A wisp of fair hair in a gold locket, curled around a note explaining that it came from the head of Wolfgang Amadeus Mozart, is expected to fetch up to £12,000 at auction this week.
By the time Mozart died aged 30, he had composed some of the greatest and best-loved music of all time, and the curl was treasured and handed down through the families of several musicians.
Such macabre keepsakes of the great and good, often mounted in jewellery, were common. The Sotheby’s sale where the lock is up for auction also includes an invitation to Beethoven’s funeral, and an even smaller lock of his hair, estimated at up to £3,000.
Beethoven’s friend, Gerhard von Breuning, recalled that when he came to pay his last respects to the composer in 1827, he found that previous visitors had already snipped off all his white hair.
In 2002, Sotheby’s sold another lock of Mozart’s hair, passed on by the mistress of one of the composer’s sons, which set a record price of £38,000, more than double the pre-sale estimate.

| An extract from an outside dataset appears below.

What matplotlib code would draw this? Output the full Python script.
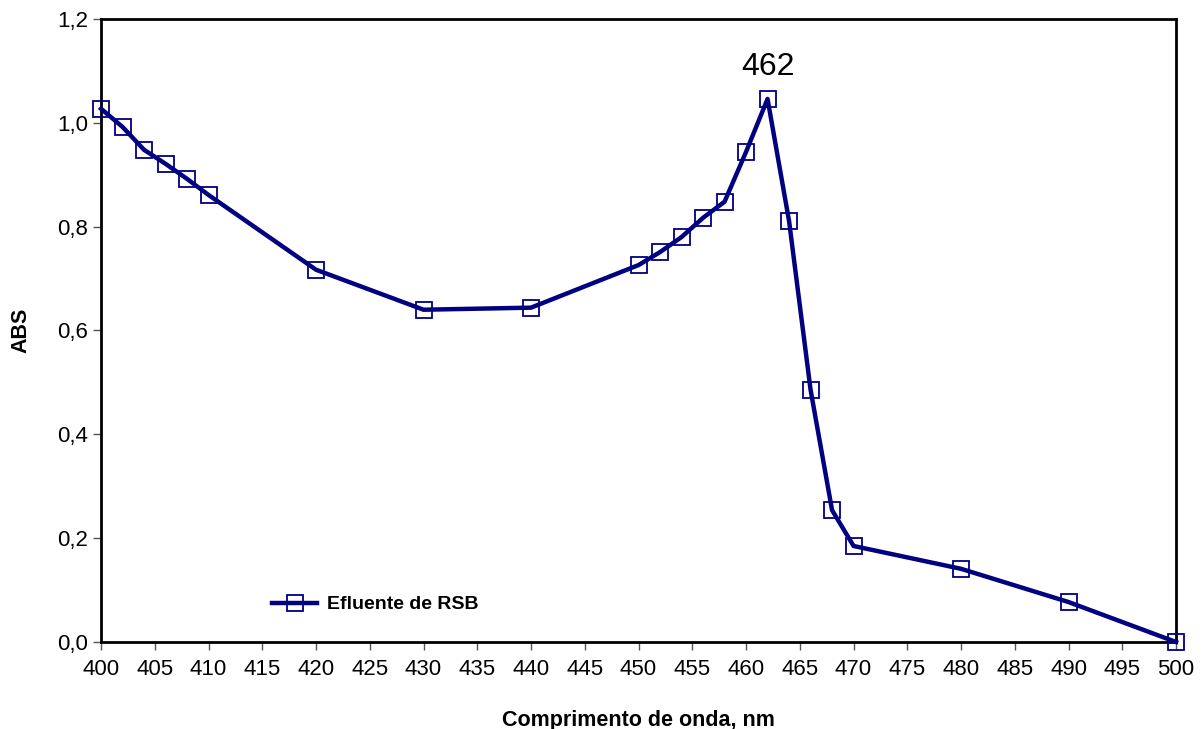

This Mozart lock was given by his widow, Constanze, to the mother of a German conductor, Karl Anschutz, and he in turn gave it to the musician Sir Arthur Somervell during a stay in England. Somervell’s wife wore it in a gold locket on a bracelet. Somervell, whose setting of Tennyson’s Maud became the most famous and most performed of his many choral works, died in 1937, and the souvenir remained in his family until now. Both the Beethoven and the Mozart memorabilia are on display at Sotheby’s until the music and manuscripts sale on Thursday, May 28.